STATED TASK:
Reproduce the listing below character for character; drop every image.

DATA BLOCK:
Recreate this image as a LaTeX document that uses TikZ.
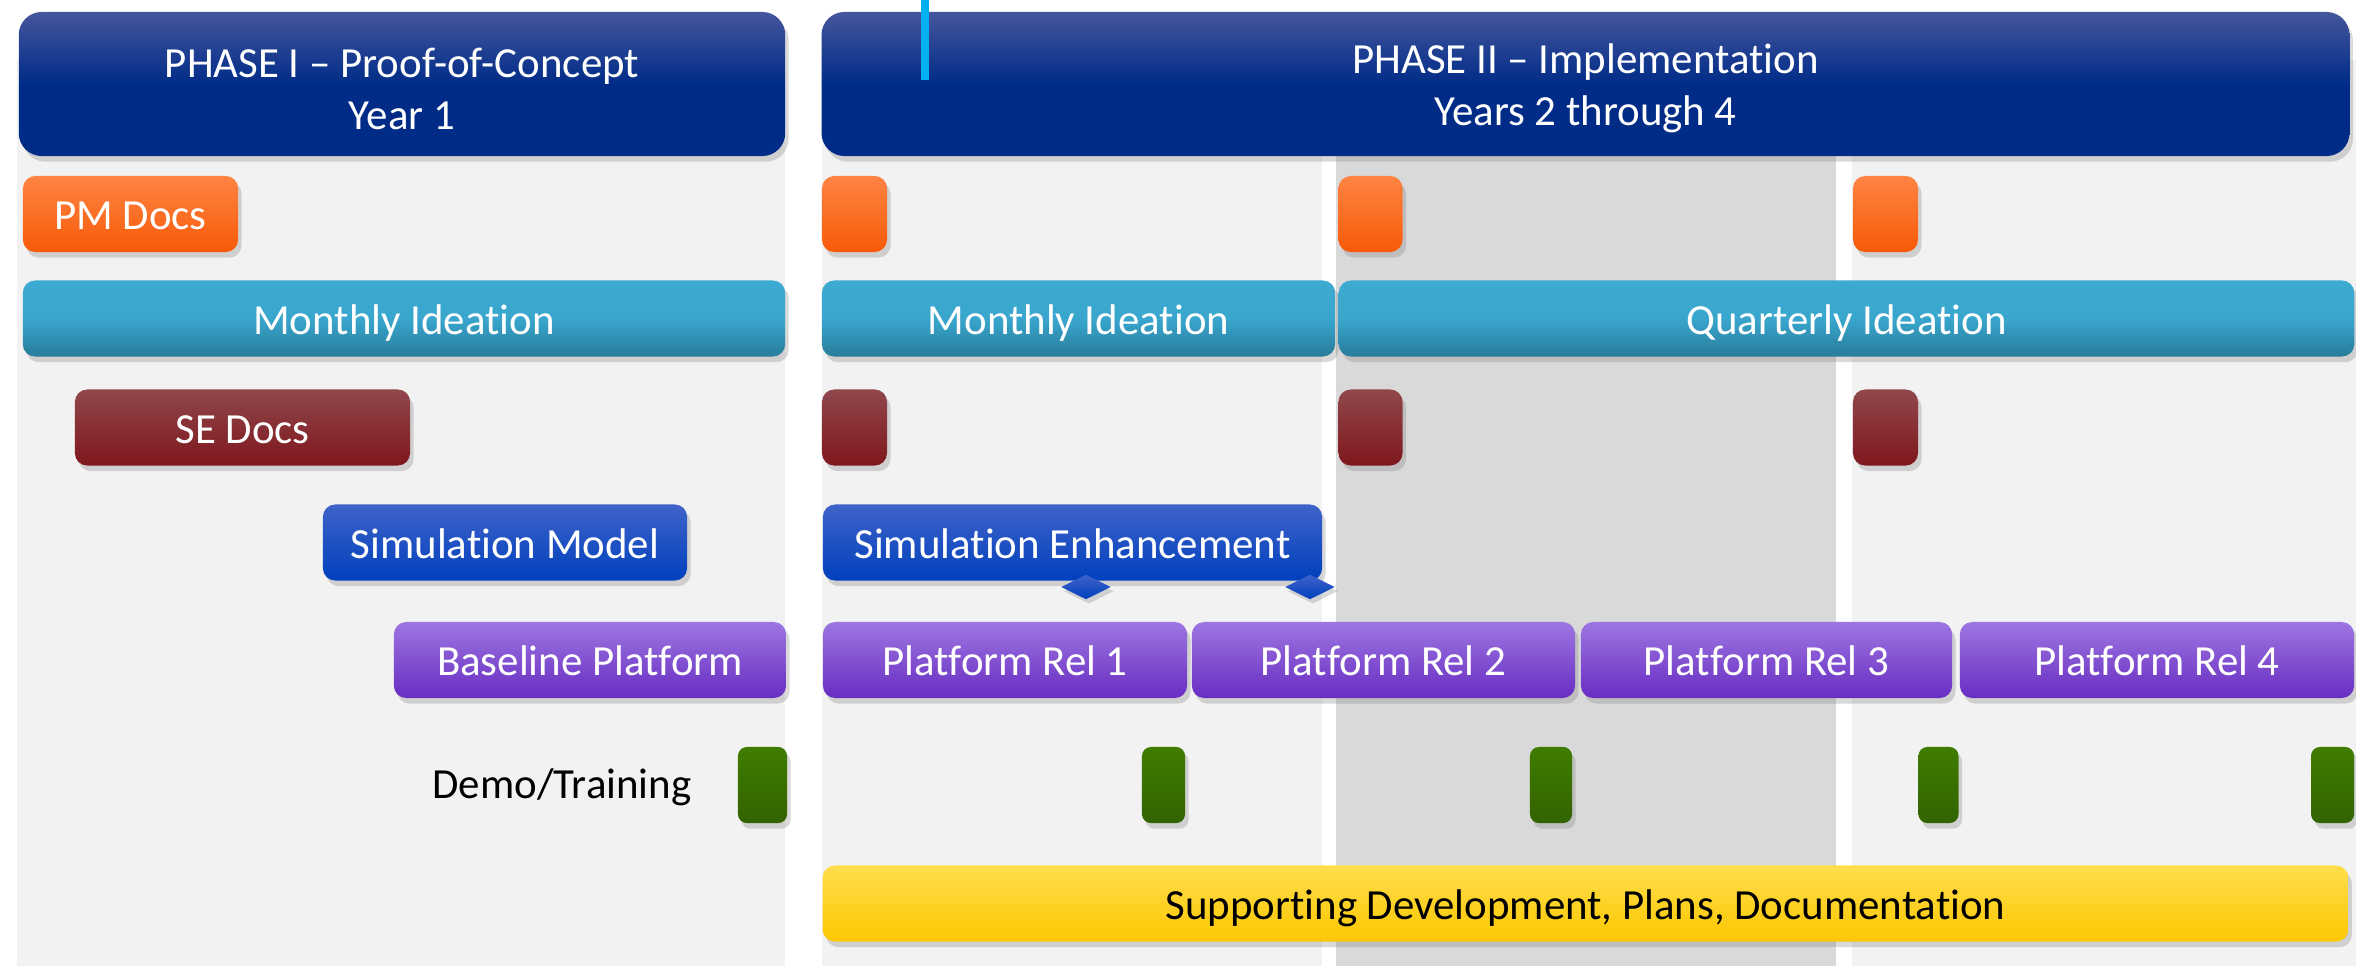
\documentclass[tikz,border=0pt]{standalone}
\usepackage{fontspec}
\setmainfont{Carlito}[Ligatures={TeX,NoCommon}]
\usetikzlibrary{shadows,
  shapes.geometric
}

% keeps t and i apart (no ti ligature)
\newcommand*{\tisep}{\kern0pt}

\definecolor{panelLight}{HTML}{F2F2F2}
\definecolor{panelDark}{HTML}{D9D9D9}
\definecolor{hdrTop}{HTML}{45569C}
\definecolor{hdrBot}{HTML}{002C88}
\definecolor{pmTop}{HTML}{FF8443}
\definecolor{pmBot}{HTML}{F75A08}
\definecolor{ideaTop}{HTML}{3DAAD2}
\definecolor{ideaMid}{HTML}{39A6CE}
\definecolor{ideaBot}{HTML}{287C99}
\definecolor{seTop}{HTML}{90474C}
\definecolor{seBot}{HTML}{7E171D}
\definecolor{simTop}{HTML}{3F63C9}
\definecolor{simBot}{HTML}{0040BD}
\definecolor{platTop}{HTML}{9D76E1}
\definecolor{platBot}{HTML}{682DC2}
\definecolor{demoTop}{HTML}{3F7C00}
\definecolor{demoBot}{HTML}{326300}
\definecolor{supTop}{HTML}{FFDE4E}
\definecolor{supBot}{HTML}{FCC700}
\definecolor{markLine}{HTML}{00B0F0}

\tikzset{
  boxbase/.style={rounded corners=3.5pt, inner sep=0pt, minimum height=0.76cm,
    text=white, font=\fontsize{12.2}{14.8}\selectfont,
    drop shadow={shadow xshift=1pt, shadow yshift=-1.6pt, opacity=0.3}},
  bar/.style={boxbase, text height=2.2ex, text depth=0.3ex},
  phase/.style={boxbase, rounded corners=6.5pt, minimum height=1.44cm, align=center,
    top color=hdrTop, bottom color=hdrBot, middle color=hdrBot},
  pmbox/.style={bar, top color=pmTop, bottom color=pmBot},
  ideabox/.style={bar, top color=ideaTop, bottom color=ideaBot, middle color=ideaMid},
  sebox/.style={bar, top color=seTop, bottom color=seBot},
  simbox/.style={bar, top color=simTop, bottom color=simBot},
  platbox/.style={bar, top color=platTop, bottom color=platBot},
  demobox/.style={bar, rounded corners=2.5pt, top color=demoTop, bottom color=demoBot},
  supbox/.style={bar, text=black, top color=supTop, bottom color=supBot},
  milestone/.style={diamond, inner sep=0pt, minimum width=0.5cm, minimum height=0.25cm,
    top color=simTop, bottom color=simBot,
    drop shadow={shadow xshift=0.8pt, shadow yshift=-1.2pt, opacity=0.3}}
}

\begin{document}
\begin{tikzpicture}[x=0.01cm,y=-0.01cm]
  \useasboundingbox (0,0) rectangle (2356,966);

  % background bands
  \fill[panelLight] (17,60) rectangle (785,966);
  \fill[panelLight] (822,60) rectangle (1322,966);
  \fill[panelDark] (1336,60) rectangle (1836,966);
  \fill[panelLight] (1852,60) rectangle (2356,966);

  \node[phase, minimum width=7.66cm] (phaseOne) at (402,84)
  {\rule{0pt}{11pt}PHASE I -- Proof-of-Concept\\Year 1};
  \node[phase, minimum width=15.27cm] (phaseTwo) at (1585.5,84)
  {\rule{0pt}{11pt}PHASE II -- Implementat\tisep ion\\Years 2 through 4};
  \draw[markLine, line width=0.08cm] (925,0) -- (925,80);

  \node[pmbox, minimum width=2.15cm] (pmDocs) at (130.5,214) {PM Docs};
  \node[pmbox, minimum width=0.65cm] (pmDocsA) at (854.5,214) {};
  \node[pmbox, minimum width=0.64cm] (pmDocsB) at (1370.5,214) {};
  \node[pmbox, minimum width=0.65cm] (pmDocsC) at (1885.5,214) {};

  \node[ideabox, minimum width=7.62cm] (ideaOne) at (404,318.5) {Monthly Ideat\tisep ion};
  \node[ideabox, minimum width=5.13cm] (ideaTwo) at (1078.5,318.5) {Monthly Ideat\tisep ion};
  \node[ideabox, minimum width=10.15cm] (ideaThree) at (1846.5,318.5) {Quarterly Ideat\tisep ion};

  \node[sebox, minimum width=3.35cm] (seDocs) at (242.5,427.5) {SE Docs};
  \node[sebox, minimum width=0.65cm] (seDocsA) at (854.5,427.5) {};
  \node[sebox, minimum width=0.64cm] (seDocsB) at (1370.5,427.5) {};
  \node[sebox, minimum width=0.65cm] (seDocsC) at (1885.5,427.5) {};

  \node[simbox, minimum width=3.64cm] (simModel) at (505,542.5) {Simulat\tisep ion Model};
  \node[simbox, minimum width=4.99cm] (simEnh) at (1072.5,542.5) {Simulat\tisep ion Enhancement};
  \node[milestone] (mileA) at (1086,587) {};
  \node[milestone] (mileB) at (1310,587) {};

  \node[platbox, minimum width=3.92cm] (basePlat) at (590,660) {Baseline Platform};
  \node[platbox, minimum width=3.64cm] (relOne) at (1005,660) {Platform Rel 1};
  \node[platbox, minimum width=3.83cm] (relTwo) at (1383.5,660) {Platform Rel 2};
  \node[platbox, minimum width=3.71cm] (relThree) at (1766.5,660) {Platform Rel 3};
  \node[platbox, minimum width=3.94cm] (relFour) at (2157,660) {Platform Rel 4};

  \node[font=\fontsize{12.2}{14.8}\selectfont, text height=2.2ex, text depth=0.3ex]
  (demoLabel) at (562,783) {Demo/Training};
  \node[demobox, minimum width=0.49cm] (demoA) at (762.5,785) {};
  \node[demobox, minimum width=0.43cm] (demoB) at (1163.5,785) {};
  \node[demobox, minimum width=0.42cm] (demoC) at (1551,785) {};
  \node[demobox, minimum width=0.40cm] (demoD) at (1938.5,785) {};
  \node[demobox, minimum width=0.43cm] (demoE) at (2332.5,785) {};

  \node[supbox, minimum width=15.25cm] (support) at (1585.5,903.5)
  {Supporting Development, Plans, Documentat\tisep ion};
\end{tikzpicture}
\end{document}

FINISHED EXERCISE:
Recreate this image as a LaTeX document that uses TikZ.
\documentclass[tikz,border=0pt]{standalone}
\usepackage{fontspec}
\setmainfont{Carlito}[Ligatures={TeX,NoCommon}]
\usetikzlibrary{shadows,
  shapes.geometric
}

% keeps t and i apart (no ti ligature)
\newcommand*{\tisep}{\kern0pt}

\definecolor{panelLight}{HTML}{F2F2F2}
\definecolor{panelDark}{HTML}{D9D9D9}
\definecolor{hdrTop}{HTML}{45569C}
\definecolor{hdrBot}{HTML}{002C88}
\definecolor{pmTop}{HTML}{FF8443}
\definecolor{pmBot}{HTML}{F75A08}
\definecolor{ideaTop}{HTML}{3DAAD2}
\definecolor{ideaMid}{HTML}{39A6CE}
\definecolor{ideaBot}{HTML}{287C99}
\definecolor{seTop}{HTML}{90474C}
\definecolor{seBot}{HTML}{7E171D}
\definecolor{simTop}{HTML}{3F63C9}
\definecolor{simBot}{HTML}{0040BD}
\definecolor{platTop}{HTML}{9D76E1}
\definecolor{platBot}{HTML}{682DC2}
\definecolor{demoTop}{HTML}{3F7C00}
\definecolor{demoBot}{HTML}{326300}
\definecolor{supTop}{HTML}{FFDE4E}
\definecolor{supBot}{HTML}{FCC700}
\definecolor{markLine}{HTML}{00B0F0}

\tikzset{
  boxbase/.style={rounded corners=3.5pt, inner sep=0pt, minimum height=0.76cm,
    text=white, font=\fontsize{12.2}{14.8}\selectfont,
    drop shadow={shadow xshift=1pt, shadow yshift=-1.6pt, opacity=0.3}},
  bar/.style={boxbase, text height=2.2ex, text depth=0.3ex},
  phase/.style={boxbase, rounded corners=6.5pt, minimum height=1.44cm, align=center,
    top color=hdrTop, bottom color=hdrBot, middle color=hdrBot},
  pmbox/.style={bar, top color=pmTop, bottom color=pmBot},
  ideabox/.style={bar, top color=ideaTop, bottom color=ideaBot, middle color=ideaMid},
  sebox/.style={bar, top color=seTop, bottom color=seBot},
  simbox/.style={bar, top color=simTop, bottom color=simBot},
  platbox/.style={bar, top color=platTop, bottom color=platBot},
  demobox/.style={bar, rounded corners=2.5pt, top color=demoTop, bottom color=demoBot},
  supbox/.style={bar, text=black, top color=supTop, bottom color=supBot},
  milestone/.style={diamond, inner sep=0pt, minimum width=0.5cm, minimum height=0.25cm,
    top color=simTop, bottom color=simBot,
    drop shadow={shadow xshift=0.8pt, shadow yshift=-1.2pt, opacity=0.3}}
}

\begin{document}
\begin{tikzpicture}[x=0.01cm,y=-0.01cm]
  \useasboundingbox (0,0) rectangle (2356,966);

  % background bands
  \fill[panelLight] (17,60) rectangle (785,966);
  \fill[panelLight] (822,60) rectangle (1322,966);
  \fill[panelDark] (1336,60) rectangle (1836,966);
  \fill[panelLight] (1852,60) rectangle (2356,966);

  \node[phase, minimum width=7.66cm] (phaseOne) at (402,84)
  {\rule{0pt}{11pt}PHASE I -- Proof-of-Concept\\Year 1};
  \node[phase, minimum width=15.27cm] (phaseTwo) at (1585.5,84)
  {\rule{0pt}{11pt}PHASE II -- Implementat\tisep ion\\Years 2 through 4};
  \draw[markLine, line width=0.08cm] (925,0) -- (925,80);

  \node[pmbox, minimum width=2.15cm] (pmDocs) at (130.5,214) {PM Docs};
  \node[pmbox, minimum width=0.65cm] (pmDocsA) at (854.5,214) {};
  \node[pmbox, minimum width=0.64cm] (pmDocsB) at (1370.5,214) {};
  \node[pmbox, minimum width=0.65cm] (pmDocsC) at (1885.5,214) {};

  \node[ideabox, minimum width=7.62cm] (ideaOne) at (404,318.5) {Monthly Ideat\tisep ion};
  \node[ideabox, minimum width=5.13cm] (ideaTwo) at (1078.5,318.5) {Monthly Ideat\tisep ion};
  \node[ideabox, minimum width=10.15cm] (ideaThree) at (1846.5,318.5) {Quarterly Ideat\tisep ion};

  \node[sebox, minimum width=3.35cm] (seDocs) at (242.5,427.5) {SE Docs};
  \node[sebox, minimum width=0.65cm] (seDocsA) at (854.5,427.5) {};
  \node[sebox, minimum width=0.64cm] (seDocsB) at (1370.5,427.5) {};
  \node[sebox, minimum width=0.65cm] (seDocsC) at (1885.5,427.5) {};

  \node[simbox, minimum width=3.64cm] (simModel) at (505,542.5) {Simulat\tisep ion Model};
  \node[simbox, minimum width=4.99cm] (simEnh) at (1072.5,542.5) {Simulat\tisep ion Enhancement};
  \node[milestone] (mileA) at (1086,587) {};
  \node[milestone] (mileB) at (1310,587) {};

  \node[platbox, minimum width=3.92cm] (basePlat) at (590,660) {Baseline Platform};
  \node[platbox, minimum width=3.64cm] (relOne) at (1005,660) {Platform Rel 1};
  \node[platbox, minimum width=3.83cm] (relTwo) at (1383.5,660) {Platform Rel 2};
  \node[platbox, minimum width=3.71cm] (relThree) at (1766.5,660) {Platform Rel 3};
  \node[platbox, minimum width=3.94cm] (relFour) at (2157,660) {Platform Rel 4};

  \node[font=\fontsize{12.2}{14.8}\selectfont, text height=2.2ex, text depth=0.3ex]
  (demoLabel) at (562,783) {Demo/Training};
  \node[demobox, minimum width=0.49cm] (demoA) at (762.5,785) {};
  \node[demobox, minimum width=0.43cm] (demoB) at (1163.5,785) {};
  \node[demobox, minimum width=0.42cm] (demoC) at (1551,785) {};
  \node[demobox, minimum width=0.40cm] (demoD) at (1938.5,785) {};
  \node[demobox, minimum width=0.43cm] (demoE) at (2332.5,785) {};

  \node[supbox, minimum width=15.25cm] (support) at (1585.5,903.5)
  {Supporting Development, Plans, Documentat\tisep ion};
\end{tikzpicture}
\end{document}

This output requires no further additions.